Documents disclosed as part of a Supreme Court appeal in January apparently record Mr Brian Davy, chairman of Davy Stockbrokers and deputy chairman of the exchange, relaying information concerning the insider-dealing inquiry to Mr Flavin.

The exchange requires stockbroking firms to keep tapes of trading conversations for three months. Davy retains copies of such tapes for up to six months, Ms Downey told the court.

The telephone lines of people involved in trading are taped onto a mastertape that can record thousands of calls. Each mastertape usually contains calls for a period of about two months.

When Davy was contacted by the exchange on September 1st, 2000, it still had a mastertape of conversations from February 3rd, 2000. Ms Downey, who took up her new position in September 2000, had a member of staff listen to the mastertape and record all conversations on February 3rd concerning the DCC sale.

The recording from the mastertape was made with a dictaphone machine.
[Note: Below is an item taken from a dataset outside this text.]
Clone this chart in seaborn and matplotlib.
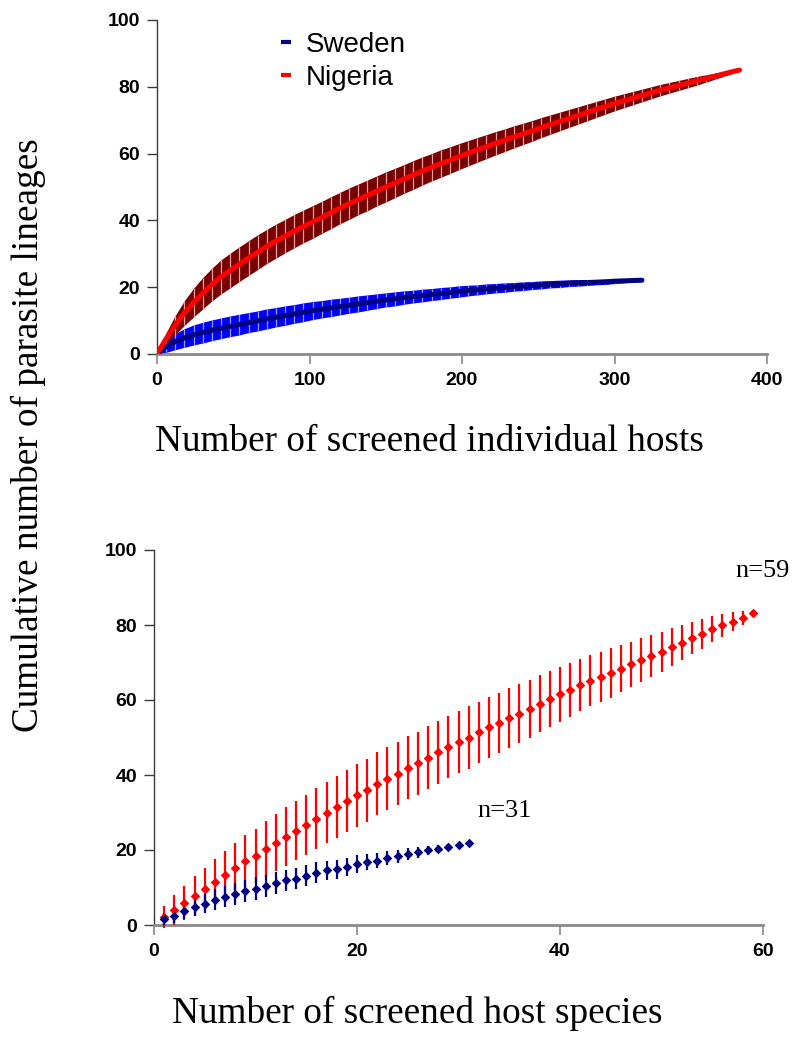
import numpy as np
import pandas as pd
import matplotlib
matplotlib.use("Agg")
import matplotlib.pyplot as plt
from matplotlib.lines import Line2D
import seaborn as sns

# ---------------- data: top panel (individual hosts) ----------------
nig_hosts = [0, 6, 12, 18, 24, 30, 36, 42, 48, 54, 60, 66, 72, 78, 84, 90, 96, 102, 108, 114,
             120, 126, 132, 138, 144, 150, 156, 162, 168, 174, 180, 186, 192, 198, 204, 210,
             216, 222, 228, 234, 240, 246, 252, 258, 264, 270, 276, 282, 288, 294, 300, 306,
             312, 318, 324, 330, 336, 342, 348, 354, 360, 366, 372, 378, 382]
nig_mean = [0, 4.6, 8.7, 12.3, 15.4, 18.2, 20.8, 23.1, 25.0, 26.9, 28.7, 30.5, 32.2, 33.8, 35.3,
            36.8, 38.2, 39.5, 40.9, 42.3, 43.7, 45.0, 46.3, 47.5, 48.8, 50.0, 51.2, 52.4, 53.6,
            54.8, 55.9, 57.0, 58.0, 59.1, 60.1, 61.1, 62.1, 63.1, 64.0, 65.0, 65.9, 66.8, 67.8,
            68.7, 69.6, 70.5, 71.4, 72.3, 73.2, 74.1, 75.0, 75.8, 76.6, 77.4, 78.2, 79.0, 79.7,
            80.4, 81.1, 81.8, 82.5, 83.2, 83.9, 84.6, 85.0]
nig_sd = [0, 1.8, 2.9, 3.7, 4.3, 4.7, 4.9, 5.1, 5.2, 5.2, 5.2, 5.2, 5.1, 5.1, 5.0, 5.0, 4.9, 4.9,
          4.8, 4.8, 4.7, 4.7, 4.6, 4.6, 4.5, 4.5, 4.4, 4.3, 4.3, 4.2, 4.1, 4.1, 4.0, 3.9, 3.8,
          3.7, 3.6, 3.5, 3.4, 3.3, 3.2, 3.1, 3.0, 2.9, 2.8, 2.7, 2.6, 2.5, 2.4, 2.3, 2.2, 2.1,
          2.0, 1.9, 1.8, 1.7, 1.6, 1.5, 1.4, 1.3, 1.1, 0.9, 0.7, 0.5, 0.3]

swe_hosts = [0, 6, 12, 18, 24, 30, 36, 42, 48, 54, 60, 66, 72, 78, 84, 90, 96, 102, 108, 114,
             120, 126, 132, 138, 144, 150, 156, 162, 168, 174, 180, 186, 192, 198, 204, 210,
             216, 222, 228, 234, 240, 246, 252, 258, 264, 270, 276, 282, 288, 294, 300, 306,
             312, 318]
swe_mean = [0, 2.2, 3.7, 4.8, 5.7, 6.4, 7.1, 7.7, 8.3, 8.8, 9.4, 9.9, 10.5, 11.0, 11.5, 12.0,
            12.5, 13.0, 13.4, 13.8, 14.2, 14.6, 15.0, 15.4, 15.8, 16.2, 16.5, 16.9, 17.2, 17.5,
            17.8, 18.1, 18.4, 18.7, 19.0, 19.2, 19.5, 19.7, 19.9, 20.1, 20.3, 20.5, 20.7, 20.9,
            21.0, 21.2, 21.3, 21.4, 21.5, 21.6, 21.8, 21.9, 22.0, 22.1]
swe_sd = [0, 1.7, 2.4, 2.8, 3.0, 3.1, 3.1, 3.1, 3.1, 3.1, 3.0, 3.0, 3.0, 2.9, 2.9, 2.8, 2.8,
          2.7, 2.6, 2.6, 2.5, 2.4, 2.4, 2.3, 2.2, 2.1, 2.1, 2.0, 1.9, 1.9, 1.8, 1.8, 1.7, 1.7,
          1.6, 1.5, 1.5, 1.4, 1.4, 1.3, 1.3, 1.2, 1.2, 1.1, 1.1, 1.0, 1.0, 0.9, 0.8, 0.8, 0.7,
          0.6, 0.5, 0.4]

# ---------------- data: bottom panel (host species) ----------------
nig_species = list(range(1, 60))
nig_sp_mean = [2.1, 4.1, 5.9, 7.8, 9.7, 11.6, 13.4, 15.2, 17.1, 18.5, 20.3, 22.0, 23.6, 25.2,
               26.8, 28.4, 30.0, 31.5, 33.1, 34.6, 36.0, 37.7, 39.0, 40.4, 42.0, 43.2, 44.6,
               46.1, 47.4, 48.8, 50.0, 51.4, 52.7, 53.8, 55.2, 56.4, 57.7, 59.0, 60.3, 61.5,
               62.8, 64.0, 65.2, 66.1, 67.2, 68.4, 69.5, 70.6, 71.7, 72.9, 74.1, 75.3, 76.5,
               77.6, 78.9, 79.9, 80.9, 81.9, 83.1]
nig_sp_sd = [3.0, 4.0, 4.6, 5.2, 5.6, 5.9, 6.3, 6.6, 6.9, 7.2, 7.4, 7.6, 7.8, 7.9, 8.0, 8.1,
             8.2, 8.3, 8.3, 8.4, 8.4, 8.4, 8.4, 8.4, 8.4, 8.4, 8.4, 8.4, 8.3, 8.3, 8.3, 8.2,
             8.1, 8.0, 7.9, 7.8, 7.7, 7.6, 7.5, 7.3, 7.2, 7.0, 6.9, 6.7, 6.6, 6.3, 6.1, 5.9,
             5.6, 5.3, 5.0, 4.7, 4.3, 3.9, 3.5, 3.0, 2.5, 1.8, 0.0]

swe_species = list(range(1, 32))
swe_sp_mean = [1.6, 2.5, 3.8, 4.8, 5.7, 6.8, 7.6, 8.2, 9.1, 9.7, 10.4, 11.2, 11.9, 12.4, 13.2,
               14.0, 14.6, 14.9, 15.6, 16.3, 16.8, 17.2, 17.9, 18.3, 18.9, 19.4, 20.0, 20.4,
               20.8, 21.3, 22.0]
swe_sp_sd = [1.5, 2.0, 2.2, 2.4, 2.6, 2.7, 2.8, 2.9, 3.0, 3.0, 3.0, 3.0, 2.9, 2.9, 2.8, 2.7,
             2.6, 2.5, 2.4, 2.3, 2.2, 2.0, 1.9, 1.7, 1.6, 1.4, 1.2, 1.0, 0.8, 0.6, 0.0]

series_names = ["Sweden", "Nigeria"]
top_xticks = [0, 100, 200, 300, 400]
bot_xticks = [0, 20, 40, 60]
yticks = [0, 20, 40, 60, 80, 100]
n_labels = ["n=59", "n=31"]

# ---------------- styling ----------------
sns.set_theme(style="white")
plt.rcParams["font.family"] = ["Liberation Sans", "DejaVu Sans"]
plt.rcParams["text.color"] = "black"
plt.rcParams["xtick.color"] = "black"
plt.rcParams["ytick.color"] = "black"

RED = "#FF0000"
DARKRED = "#780000"
NAVY = "#000080"
BLUE = "#0000FF"

fig = plt.figure(figsize=(7.95, 10.46), dpi=100)
ax1 = fig.add_axes([157 / 795, 1 - 354 / 1046, 610 / 795, 334 / 1046])
ax2 = fig.add_axes([154 / 795, 1 - 925 / 1046, 609 / 795, 375 / 1046])

serif = ["Liberation Serif", "DejaVu Serif"]


def style_axes(ax):
    for s in ["top", "right"]:
        ax.spines[s].set_visible(False)
    ax.spines["left"].set_color("#3a3a3a")
    ax.spines["left"].set_linewidth(1.0)
    ax.spines["bottom"].set_color("#8a8a8a")
    ax.spines["bottom"].set_linewidth(2.0)
    ax.tick_params(axis="y", direction="out", length=7, width=1, color="#3a3a3a",
                   left=True, pad=5, labelsize=14, labelcolor="black")
    ax.tick_params(axis="x", direction="out", length=7, width=1.2, color="#8a8a8a",
                   bottom=True, pad=6, labelsize=14, labelcolor="black")
    for lab in ax.get_xticklabels() + ax.get_yticklabels():
        lab.set_fontweight("bold")
        lab.set_family(["Liberation Sans", "DejaVu Sans"])
    ax.grid(False)
    ax.set_facecolor("white")


# ---------------- top panel ----------------
top_df = pd.concat([
    pd.DataFrame({"hosts": swe_hosts, "lineages": swe_mean, "sd": swe_sd, "country": series_names[0]}),
    pd.DataFrame({"hosts": nig_hosts, "lineages": nig_mean, "sd": nig_sd, "country": series_names[1]}),
], ignore_index=True)

for country, band_col, gap_col, line_col in [("Sweden", BLUE, "#9a9aff", NAVY),
                                             ("Nigeria", DARKRED, "#e6a0a0", RED)]:
    d = top_df[top_df["country"] == country]
    lo = d["lineages"] - d["sd"]
    hi = d["lineages"] + d["sd"]
    ax1.fill_between(d["hosts"], lo, hi, color=band_col, linewidth=0, zorder=2)
    ax1.vlines(d["hosts"], lo, hi, color=gap_col, linewidth=0.9, zorder=2.5)
    sns.lineplot(data=d, x="hosts", y="lineages", color=line_col, linewidth=3.6,
                 ax=ax1, zorder=3, legend=False)

ax1.set_xlim(0, 400)
ax1.set_ylim(0, 100)
ax1.set_xticks(top_xticks)
ax1.set_yticks(yticks)
ax1.set_xlabel("Number of screened individual hosts", family=serif, fontsize=26.8, color="black")
ax1.xaxis.set_label_coords(0.446, -0.21)
ax1.set_ylabel("")
style_axes(ax1)

handles = [Line2D([], [], color=NAVY, marker="_", linestyle="None", markersize=7, markeredgewidth=3),
           Line2D([], [], color=RED, marker="_", linestyle="None", markersize=7, markeredgewidth=3)]
ax1.legend(handles, series_names, loc="upper left", bbox_to_anchor=(0.203, 0.965),
           frameon=False, fontsize=20, handlelength=0.4, handletextpad=0.5,
           labelspacing=0.27, borderpad=0, borderaxespad=0)

# ---------------- bottom panel ----------------
bot_df = pd.concat([
    pd.DataFrame({"species": nig_species, "lineages": nig_sp_mean, "sd": nig_sp_sd, "country": series_names[1]}),
    pd.DataFrame({"species": swe_species, "lineages": swe_sp_mean, "sd": swe_sp_sd, "country": series_names[0]}),
], ignore_index=True)

for country, col in [("Nigeria", RED), ("Sweden", NAVY)]:
    d = bot_df[bot_df["country"] == country]
    ax2.vlines(d["species"], d["lineages"] - d["sd"], d["lineages"] + d["sd"],
               color=col, linewidth=1.6, zorder=3, clip_on=False)
    sns.scatterplot(data=d, x="species", y="lineages", marker="D", s=24, color=col,
                    linewidth=0, ax=ax2, zorder=4, legend=False, clip_on=False)

ax2.set_xlim(0, 60)
ax2.set_ylim(0, 100)
ax2.set_xticks(bot_xticks)
ax2.set_yticks(yticks)
ax2.set_xlabel("Number of screened host species", family=serif, fontsize=26.8, color="black")
ax2.xaxis.set_label_coords(0.432, -0.19)
ax2.set_ylabel("")
style_axes(ax2)

ax2.text(60.0, 94.3, n_labels[0], family=serif, fontsize=19, ha="center", va="center")
ax2.text(34.5, 30.4, n_labels[1], family=serif, fontsize=19, ha="center", va="center")

fig.text(28 / 795, 1 - 435 / 1046, "Cumulative number of parasite lineages", family=serif,
         fontsize=26.8, rotation=90, ha="center", va="center")

fig.savefig("out.png", dpi=100, facecolor="white")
The mastertape was not retained and no longer exists, so relevant conversations that may have been taped prior to February 3rd, if they ever existed, no longer exist.

On September 15th, 2000, Ms Downey responded to the questions asked by the exchange but did not mention the tapes because she had not been asked about tapes.

A CD recording made from the dictaphone recording of conversations between Mr Flavin and Mr Ronan Godfrey, head of the equity desk at Davy, was played to the court yesterday.

The sound quality was at times poor, similar, perhaps, to a poor recording of contacts between a space shuttle and mission control. To continue with the analogy, Mr Flavin sounded like the astronaut, the man with nerves of steel who had his hands on the controls, while Mr Godfrey was the man on the ground, pushing for all he was worth to get the best out of the mission and land the deal.

The importance of the tapes relates to the issue of who exactly had control over DCC's stake in Fyffes. DCC says its Dutch subsidiary, Lotus Green, actually dealt in the shares on February 3rd. Fyffes alleges Mr Flavin, and DCC, dealt in the shares.

The tape records four conversations with Mr Flavin. In the third call, Mr Godfrey makes a formal bid for 17.89 million Fyffes shares at €3.20 a share. Mr Flavin says he'll get back as soon as he can, then continues: "It may, Ronan, it may be that you get a call not from me but from a guy from ING Bank in Holland, Tom Diepenhorst, and if it's not him you can take it that they have authority to give an instruction."

Mr Godfrey: "Fine. That's no problem."

Mr Flavin: "I have no authority in the matter."

At the end of that sentence, Mr Flavin can be heard to laugh.

Mr Diepenhorst then rings Mr Godfrey and confirms the deal.

The dictaphone tape also includes conversations between Mr Godfrey and Mr Bruce Ashmore of Goodbody, who were also involved in the deal. These are to be played at a later date.